We have been watching a lot of Peter Pan these days, it’s a pleasant break from the Princesses. One of the songs still talks about going to “fight the injuns” I have to believe Disney might want to rethink that, though they are the folks brainwashing my daughter into thinking that kindness to all at the cost of self and finding a true love and keeping it new are the most important things in life.
The expression “to call a spade a spade” is thousands of years old and etymologically has nothing whatsoever to do with any racial sentiment. The second is that in spite of this, some people think it is a racial statement, and therefore it should be treated with some caution.
To call a spade a spade, which means, ironically for this discussion, ‘to speak plainly and bluntly; to speak without euphemisms’, is first found in Ancient Greece. The exact origin is uncertain; the playwright Menander, in a fragment, said “I call a fig a fig, a spade a spade,” but Lucian attributes the phrase to Aristophanes. Later, Plutarch notes that “The Macedonians are a rude and clownish people who call a spade a spade.” (It is worth noting that the Greek word translated as “spade” seems actually to mean something like “bowl” or “trough”; the “spade” may be based on a Renaissance mistranslation. In this case the original expression was “to call a bowl a bowl,” and thus the “spade” expression is “only” 500, rather than 2,500, years old.)
After it first appeared in English in the sixteenth century, the saying became quite common, and was used in various forms and allusions. For example:
Cecily: When I see a spade I call it a spade.
Gwendolen: I am glad to say I have never seen a spade. It is obvious that our social spheres have been widely different.
–Oscar Wilde, The Importance of Being Earnest
Thank you anymouse for clearing the spade thing up. Where do you find this etymological stuff?
I feel compelled to share that I once said to my husband, “Let’s call a horse a horse, ok?” He has never failed to work that mistake into a discussion about whether I have something right or wrong.
Amanda:
A horse is a horse, of course, of course,
And no one can talk to a horse of course
That is, of course, unless the horse is the famous Mr. Ed.
CCE- I just wanted to let you know that I take full responsibility for last nights Spring Snow Fall. It is all my fault. This past weekend, I took down the stakes that so lovingly protected my front yard from the monster stoner city snow plow, and I planted petunias.
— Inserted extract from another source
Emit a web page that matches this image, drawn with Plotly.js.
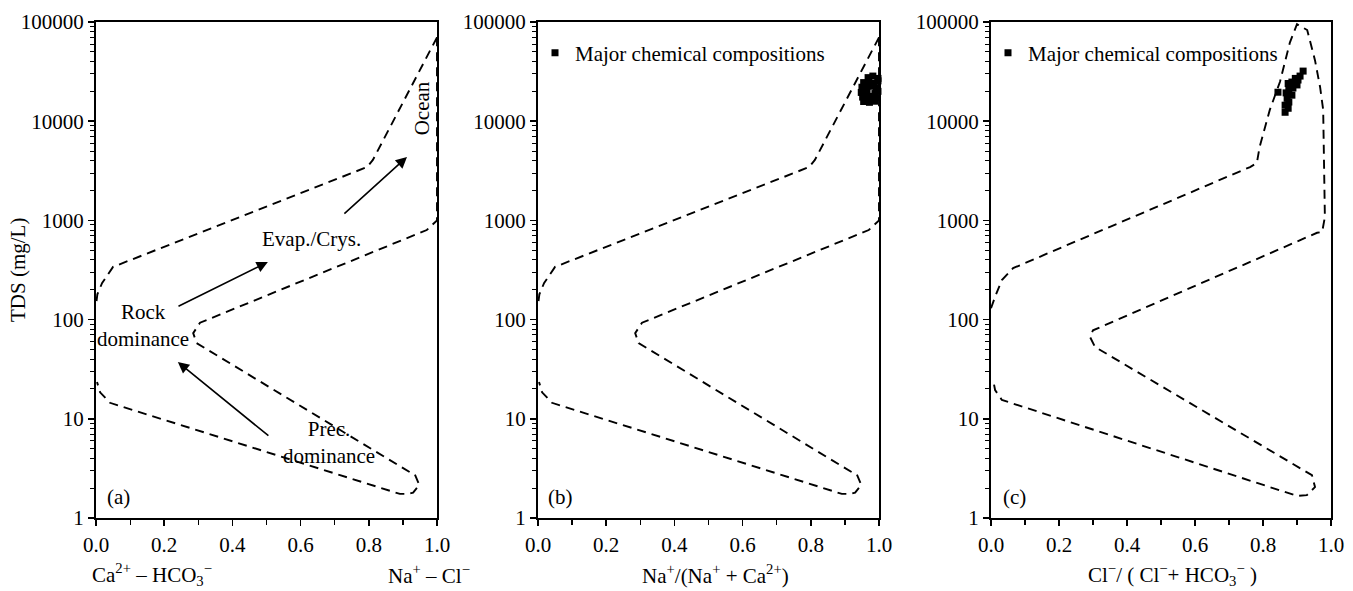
<!DOCTYPE html>
<html>
<head>
<meta charset="utf-8">
<script src="https://cdn.plot.ly/plotly-3.0.1.min.js"></script>
<style>html,body{margin:0;padding:0;background:#fff;}#chart{width:1353px;height:591px;}</style>
</head>
<body>
<div id="chart"></div>
<script>
// ---- Gibbs boundary (panels a & b) ----
const upperX_ab = [1.0, 0.812, 0.795, 0.05, 0.018, 0.004, 0.0];
const upperY_ab = [70000, 4070, 3450, 340, 234, 180, 140];
const innerX_ab = [1.0, 1.0, 0.97, 0.343, 0.305, 0.285, 0.295, 0.92, 0.935, 0.948, 0.93, 0.916, 0.891, 0.041, 0.012, 0.003];
const innerY_ab = [70000, 1000, 800, 107, 93, 73, 58, 2.9, 2.75, 2.15, 1.8, 1.75, 1.75, 14.5, 18.5, 23.5];

// ---- Gibbs boundary (panel c) ----
const boundX_c = [0.0, 0.012, 0.032, 0.065, 0.762, 0.782, 0.79, 0.82, 0.85, 0.879, 0.9, 0.93, 0.953, 0.968, 0.977, 0.982, 0.974, 0.959, 0.30, 0.291, 0.306, 0.944, 0.953, 0.929, 0.90, 0.032, 0.012, 0.006];
const boundY_c = [130, 170, 250, 330, 3450, 3800, 5500, 13000, 25000, 62000, 95000, 83000, 41000, 22000, 13000, 1080, 765, 750, 78, 67, 53, 2.7, 2.05, 1.7, 1.67, 15.5, 19.5, 25];

// ---- Sample data ----
const ratioNa = [0.968, 0.982, 0.997, 0.955, 0.970, 0.985, 0.997, 0.950, 0.962, 0.978, 0.992, 0.948, 0.965, 0.988, 0.997, 0.952, 0.968, 0.982, 0.995, 0.955, 0.972, 0.988];
const tdsNa   = [27500, 28500, 27000, 24500, 25000, 24000, 25500, 22000, 21500, 22500, 21800, 19500, 19800, 19000, 20000, 17500, 17000, 17800, 17300, 15800, 15500, 15900];
const ratioCl = [0.918, 0.909, 0.903, 0.885, 0.874, 0.900, 0.888, 0.876, 0.844, 0.868, 0.885, 0.871, 0.876, 0.865, 0.874, 0.865, 0.895, 0.880];
const tdsCl   = [32000, 28500, 26000, 24800, 24000, 23200, 21600, 20500, 19600, 19300, 18300, 17000, 15600, 14500, 13500, 12300, 27000, 22500];

// ---- Tick labels ----
const yTickVals = [1, 10, 100, 1000, 10000, 100000];
const yTickText = ['1', '10', '100', '1000', '10000', '100000'];
const xTickVals = [0, 0.2, 0.4, 0.6, 0.8, 1.0];
const xTickText = ['0.0', '0.2', '0.4', '0.6', '0.8', '1.0'];

const FONT = '"Liberation Serif", "Times New Roman", serif';
const FS = 21;
const W = 1353, H = 591;
const dashLine = {color: '#000', width: 1.9, dash: '9px,6px'};

const traces = [
  {x: upperX_ab, y: upperY_ab, xaxis: 'x', yaxis: 'y', mode: 'lines', line: dashLine, showlegend: false, hoverinfo: 'skip'},
  {x: innerX_ab, y: innerY_ab, xaxis: 'x', yaxis: 'y', mode: 'lines', line: dashLine, showlegend: false, hoverinfo: 'skip'},
  {x: upperX_ab, y: upperY_ab, xaxis: 'x2', yaxis: 'y2', mode: 'lines', line: dashLine, showlegend: false, hoverinfo: 'skip'},
  {x: innerX_ab, y: innerY_ab, xaxis: 'x2', yaxis: 'y2', mode: 'lines', line: dashLine, showlegend: false, hoverinfo: 'skip'},
  {x: boundX_c, y: boundY_c, xaxis: 'x3', yaxis: 'y3', mode: 'lines', line: dashLine, showlegend: false, hoverinfo: 'skip'},
  {x: ratioNa, y: tdsNa, xaxis: 'x2', yaxis: 'y2', mode: 'markers', name: 'Major chemical compositions',
   marker: {symbol: 'square', size: 7, color: '#000'}, legend: 'legend2', cliponaxis: false},
  {x: ratioCl, y: tdsCl, xaxis: 'x3', yaxis: 'y3', mode: 'markers', name: 'Major chemical compositions',
   marker: {symbol: 'square', size: 7, color: '#000'}, legend: 'legend3', cliponaxis: false}
];

function xAxis(d0, d1, anchor) {
  return {
    domain: [d0 / W, d1 / W], anchor: anchor, range: [0, 1],
    tickvals: xTickVals, ticktext: xTickText,
    ticks: 'outside', ticklen: 6, tickwidth: 1.5, tickcolor: '#000',
    ticklabelstandoff: 1,
    minor: {ticks: 'outside', ticklen: 5, tickwidth: 1.2, tickcolor: '#000', dtick: 0.1, showgrid: false},
    showline: true, linewidth: 2, linecolor: '#000', mirror: true,
    showgrid: false, zeroline: false, automargin: false, fixedrange: true,
    tickfont: {family: FONT, size: FS, color: '#000'}
  };
}
function yAxis(anchor) {
  return {
    domain: [1 - 518 / H, 1 - 22 / H], anchor: anchor, type: 'log', range: [0, 5],
    tickvals: yTickVals, ticktext: yTickText,
    ticks: 'outside', ticklen: 6, tickwidth: 1.5, tickcolor: '#000',
    minor: {ticks: 'outside', ticklen: 4, tickwidth: 1, tickcolor: '#000', dtick: 'D1', showgrid: false},
    showline: true, linewidth: 2, linecolor: '#000', mirror: true,
    showgrid: false, zeroline: false, automargin: false, fixedrange: true,
    tickfont: {family: FONT, size: FS, color: '#000'}
  };
}

const tf = {family: FONT, size: FS, color: '#000'};
function ann(text, x, y, xref, yref, extra) {
  return Object.assign({text: text, x: x, y: y, xref: xref, yref: yref, showarrow: false, font: tf,
                        xanchor: 'center', yanchor: 'middle'}, extra || {});
}
function arrow(x, y, ax, ay) {
  return {text: '', x: x, y: Math.log10(y), ax: ax, ay: Math.log10(ay), xref: 'x', yref: 'y', axref: 'x', ayref: 'y',
          showarrow: true, arrowhead: 2, arrowsize: 1.4, arrowwidth: 1.6, arrowcolor: '#000'};
}

const TITLE_Y = 1 - 574 / H;
const layout = {
  width: W, height: H,
  margin: {l: 0, r: 0, t: 0, b: 0},
  paper_bgcolor: '#fff', plot_bgcolor: '#fff',
  font: {family: FONT, size: FS, color: '#000'},
  xaxis: xAxis(96, 437, 'y'),
  yaxis: yAxis('x'),
  xaxis2: xAxis(538, 879, 'y2'),
  yaxis2: yAxis('x2'),
  xaxis3: xAxis(991, 1331, 'y3'),
  yaxis3: yAxis('x3'),
  legend2: {x: 535 / W, y: 1 - 53 / H, xanchor: 'left', yanchor: 'middle', bgcolor: 'rgba(0,0,0,0)',
            font: {family: FONT, size: FS, color: '#000'}, itemwidth: 30, tracegroupgap: 0},
  legend3: {x: 988 / W, y: 1 - 53 / H, xanchor: 'left', yanchor: 'middle', bgcolor: 'rgba(0,0,0,0)',
            font: {family: FONT, size: FS, color: '#000'}, itemwidth: 30, tracegroupgap: 0},
  annotations: [
    ann('TDS (mg/L)', 18 / W, 1 - 270 / H, 'paper', 'paper', {textangle: -90}),
    ann('Ca<sup>2+</sup> – HCO<sub>3</sub><sup>−</sup>', 90 / W, TITLE_Y, 'paper', 'paper', {xanchor: 'left'}),
    ann('Na<sup>+</sup> – Cl<sup>−</sup>', 386 / W, TITLE_Y, 'paper', 'paper', {xanchor: 'left'}),
    ann('Na<sup>+</sup>/(Na<sup>+</sup> + Ca<sup>2+</sup>)', 715 / W, TITLE_Y, 'paper', 'paper'),
    ann('Cl<sup>−</sup>/ ( Cl<sup>−</sup>+ HCO<sub>3</sub><sup>−</sup> )', 1172 / W, TITLE_Y, 'paper', 'paper'),
    ann('Ocean', 0.956, 4.13, 'x', 'y', {textangle: -90}),
    ann('Evap./Crys.', 0.632, 2.81, 'x', 'y'),
    ann('Rock<br>dominance', 0.138, 1.945, 'x', 'y'),
    ann('Prec.<br>dominance', 0.683, 0.761, 'x', 'y'),
    ann('(a)', 0.066, 0.207, 'x', 'y'),
    ann('(b)', 0.066, 0.207, 'x2', 'y2'),
    ann('(c)', 0.07, 0.207, 'x3', 'y3'),
    arrow(0.912, 4360, 0.724, 1135),
    arrow(0.504, 380, 0.2375, 134),
    arrow(0.24, 37.4, 0.51, 6.56)
  ]
};

Plotly.newPlot('chart', traces, layout, {staticPlot: true, displayModeBar: false});
</script>
</body>
</html>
You see, it is my fault. Yesterday afternoon, I carried in my huge urn full of dirt and flowers into the mud room, which is named correctly since I gave up washing the floor when my third boy was born. I then, needed something to cover the flowers planted in the grown, grabbed the pottery barn sheets off my bed, since this inside of my house is being painted and I had no access to anything else. Hopefully, my delicate petunias will survive under my 1000 count cotton sheets. Once I again, it was my excitement about spring that upset the gods. Call me if you want me to shovel your driveway.
PS. At least school wasn’t cancelled today! I guess I prayed to the right god for that one…
I didn’t plant petunias…they were pansies….
Pansies are probably pretty safe but petunias would be a disaster!